(Source code of charts)
* Start *

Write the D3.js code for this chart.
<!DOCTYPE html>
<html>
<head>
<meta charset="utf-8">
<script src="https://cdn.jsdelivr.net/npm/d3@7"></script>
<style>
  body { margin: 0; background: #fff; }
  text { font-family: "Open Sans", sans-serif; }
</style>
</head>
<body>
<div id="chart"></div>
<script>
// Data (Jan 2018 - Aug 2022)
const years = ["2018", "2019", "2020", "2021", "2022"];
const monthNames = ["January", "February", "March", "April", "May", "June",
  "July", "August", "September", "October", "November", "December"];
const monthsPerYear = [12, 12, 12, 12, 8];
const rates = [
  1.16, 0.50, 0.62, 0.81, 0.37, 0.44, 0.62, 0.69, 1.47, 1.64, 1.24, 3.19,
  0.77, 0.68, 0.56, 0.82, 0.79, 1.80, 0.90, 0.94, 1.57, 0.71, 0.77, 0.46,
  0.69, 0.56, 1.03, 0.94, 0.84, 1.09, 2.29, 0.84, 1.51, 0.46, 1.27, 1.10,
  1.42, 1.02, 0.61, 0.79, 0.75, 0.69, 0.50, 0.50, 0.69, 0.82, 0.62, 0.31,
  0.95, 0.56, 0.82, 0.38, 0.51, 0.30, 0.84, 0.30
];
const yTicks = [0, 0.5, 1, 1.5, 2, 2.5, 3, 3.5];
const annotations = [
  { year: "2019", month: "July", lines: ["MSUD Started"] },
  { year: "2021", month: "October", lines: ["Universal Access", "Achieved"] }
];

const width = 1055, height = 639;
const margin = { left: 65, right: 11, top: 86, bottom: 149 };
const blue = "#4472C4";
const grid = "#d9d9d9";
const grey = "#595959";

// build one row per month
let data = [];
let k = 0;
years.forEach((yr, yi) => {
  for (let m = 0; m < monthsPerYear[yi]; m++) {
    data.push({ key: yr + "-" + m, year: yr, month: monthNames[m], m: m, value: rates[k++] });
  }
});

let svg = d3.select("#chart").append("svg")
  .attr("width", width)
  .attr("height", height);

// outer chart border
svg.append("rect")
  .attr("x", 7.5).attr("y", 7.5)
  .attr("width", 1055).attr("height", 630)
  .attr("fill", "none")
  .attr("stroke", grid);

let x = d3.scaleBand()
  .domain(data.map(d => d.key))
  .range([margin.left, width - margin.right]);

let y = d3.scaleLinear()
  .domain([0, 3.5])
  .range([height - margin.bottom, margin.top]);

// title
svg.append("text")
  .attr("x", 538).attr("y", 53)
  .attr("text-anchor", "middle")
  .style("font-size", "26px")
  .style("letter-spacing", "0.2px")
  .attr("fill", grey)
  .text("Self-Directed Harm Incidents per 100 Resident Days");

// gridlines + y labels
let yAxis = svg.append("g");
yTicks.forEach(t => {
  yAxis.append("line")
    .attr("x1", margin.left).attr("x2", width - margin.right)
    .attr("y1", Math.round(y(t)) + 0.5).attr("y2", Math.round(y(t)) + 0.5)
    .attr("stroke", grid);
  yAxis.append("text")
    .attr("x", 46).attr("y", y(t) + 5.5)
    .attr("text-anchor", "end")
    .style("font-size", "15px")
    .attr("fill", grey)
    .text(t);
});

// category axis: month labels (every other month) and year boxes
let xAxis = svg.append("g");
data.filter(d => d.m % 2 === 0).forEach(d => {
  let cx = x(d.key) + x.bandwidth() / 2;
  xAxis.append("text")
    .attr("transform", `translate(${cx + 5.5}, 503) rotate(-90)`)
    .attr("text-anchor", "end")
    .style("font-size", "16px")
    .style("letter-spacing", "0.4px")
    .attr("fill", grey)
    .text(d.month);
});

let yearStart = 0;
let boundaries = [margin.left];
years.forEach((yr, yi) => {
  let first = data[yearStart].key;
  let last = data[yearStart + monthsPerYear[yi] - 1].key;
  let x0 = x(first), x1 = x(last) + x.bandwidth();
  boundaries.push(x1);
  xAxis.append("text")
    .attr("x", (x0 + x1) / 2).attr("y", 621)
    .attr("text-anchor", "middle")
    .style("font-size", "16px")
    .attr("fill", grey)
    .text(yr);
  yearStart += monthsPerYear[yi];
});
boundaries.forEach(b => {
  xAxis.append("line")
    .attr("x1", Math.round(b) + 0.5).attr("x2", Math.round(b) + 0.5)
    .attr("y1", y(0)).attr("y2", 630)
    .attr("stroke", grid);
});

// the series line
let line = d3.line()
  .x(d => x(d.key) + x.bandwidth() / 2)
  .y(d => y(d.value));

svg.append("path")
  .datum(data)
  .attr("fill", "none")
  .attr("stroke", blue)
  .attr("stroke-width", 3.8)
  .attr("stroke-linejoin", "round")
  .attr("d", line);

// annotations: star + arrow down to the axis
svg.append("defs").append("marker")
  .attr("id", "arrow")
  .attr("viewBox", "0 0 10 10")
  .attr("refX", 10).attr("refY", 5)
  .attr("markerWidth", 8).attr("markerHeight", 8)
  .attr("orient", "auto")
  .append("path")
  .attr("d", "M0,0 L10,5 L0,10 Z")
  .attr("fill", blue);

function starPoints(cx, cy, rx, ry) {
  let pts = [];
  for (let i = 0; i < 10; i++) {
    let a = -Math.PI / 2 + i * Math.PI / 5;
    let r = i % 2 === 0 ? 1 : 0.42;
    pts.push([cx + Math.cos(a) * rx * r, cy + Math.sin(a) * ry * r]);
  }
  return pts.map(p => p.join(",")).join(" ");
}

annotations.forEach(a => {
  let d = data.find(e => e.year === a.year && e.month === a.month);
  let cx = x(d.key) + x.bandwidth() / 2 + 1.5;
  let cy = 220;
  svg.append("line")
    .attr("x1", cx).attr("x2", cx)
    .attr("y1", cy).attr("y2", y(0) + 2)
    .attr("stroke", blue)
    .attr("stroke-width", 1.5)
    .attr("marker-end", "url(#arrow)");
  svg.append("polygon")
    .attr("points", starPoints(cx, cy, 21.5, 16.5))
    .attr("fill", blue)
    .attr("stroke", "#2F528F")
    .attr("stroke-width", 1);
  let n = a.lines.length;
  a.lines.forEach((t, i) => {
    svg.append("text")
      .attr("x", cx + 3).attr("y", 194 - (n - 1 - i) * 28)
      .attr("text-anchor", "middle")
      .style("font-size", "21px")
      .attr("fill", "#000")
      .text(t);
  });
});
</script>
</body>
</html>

* End *
* Start *

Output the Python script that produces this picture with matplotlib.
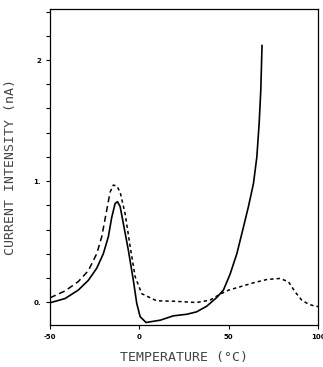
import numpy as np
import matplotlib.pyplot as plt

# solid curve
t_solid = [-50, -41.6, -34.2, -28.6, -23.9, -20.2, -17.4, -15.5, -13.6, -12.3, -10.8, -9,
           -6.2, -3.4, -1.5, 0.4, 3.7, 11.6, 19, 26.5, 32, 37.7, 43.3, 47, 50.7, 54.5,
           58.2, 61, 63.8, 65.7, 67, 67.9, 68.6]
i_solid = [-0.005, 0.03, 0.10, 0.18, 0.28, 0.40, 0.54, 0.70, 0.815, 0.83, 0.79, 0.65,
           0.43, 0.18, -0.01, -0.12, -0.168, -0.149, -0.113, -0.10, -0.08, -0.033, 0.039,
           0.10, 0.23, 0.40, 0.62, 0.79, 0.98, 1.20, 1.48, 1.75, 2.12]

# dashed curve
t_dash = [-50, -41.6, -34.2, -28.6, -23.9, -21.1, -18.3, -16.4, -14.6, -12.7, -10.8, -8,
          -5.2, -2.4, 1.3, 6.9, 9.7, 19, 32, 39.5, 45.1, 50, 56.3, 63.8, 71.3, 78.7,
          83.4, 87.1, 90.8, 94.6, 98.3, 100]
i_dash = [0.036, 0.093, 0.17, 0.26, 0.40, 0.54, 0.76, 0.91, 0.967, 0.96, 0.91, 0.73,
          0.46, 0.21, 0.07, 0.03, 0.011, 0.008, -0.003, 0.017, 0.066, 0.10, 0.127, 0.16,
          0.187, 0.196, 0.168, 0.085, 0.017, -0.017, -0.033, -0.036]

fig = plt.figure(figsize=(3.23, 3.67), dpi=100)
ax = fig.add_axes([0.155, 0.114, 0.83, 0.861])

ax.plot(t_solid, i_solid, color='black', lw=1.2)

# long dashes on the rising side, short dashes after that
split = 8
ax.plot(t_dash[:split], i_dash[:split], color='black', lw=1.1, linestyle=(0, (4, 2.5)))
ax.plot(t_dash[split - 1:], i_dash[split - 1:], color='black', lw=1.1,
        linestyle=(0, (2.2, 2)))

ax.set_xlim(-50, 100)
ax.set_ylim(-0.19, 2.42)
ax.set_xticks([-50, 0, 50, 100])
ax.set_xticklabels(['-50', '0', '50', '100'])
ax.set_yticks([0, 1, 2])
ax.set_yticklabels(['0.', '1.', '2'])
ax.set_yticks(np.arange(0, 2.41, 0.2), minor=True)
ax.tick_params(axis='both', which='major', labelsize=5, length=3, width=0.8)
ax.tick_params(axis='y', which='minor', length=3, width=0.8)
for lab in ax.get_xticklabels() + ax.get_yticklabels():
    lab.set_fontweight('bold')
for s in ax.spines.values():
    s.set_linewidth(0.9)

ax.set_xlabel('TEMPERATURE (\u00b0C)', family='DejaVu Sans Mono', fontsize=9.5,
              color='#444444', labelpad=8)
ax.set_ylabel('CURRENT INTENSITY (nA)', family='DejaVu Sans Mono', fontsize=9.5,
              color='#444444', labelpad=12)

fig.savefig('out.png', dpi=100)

* End *

▸ Your instructions:
List every line above that holds the word "this".

▸ Solution:
Write the D3.js code for this chart.
Output the Python script that produces this picture with matplotlib.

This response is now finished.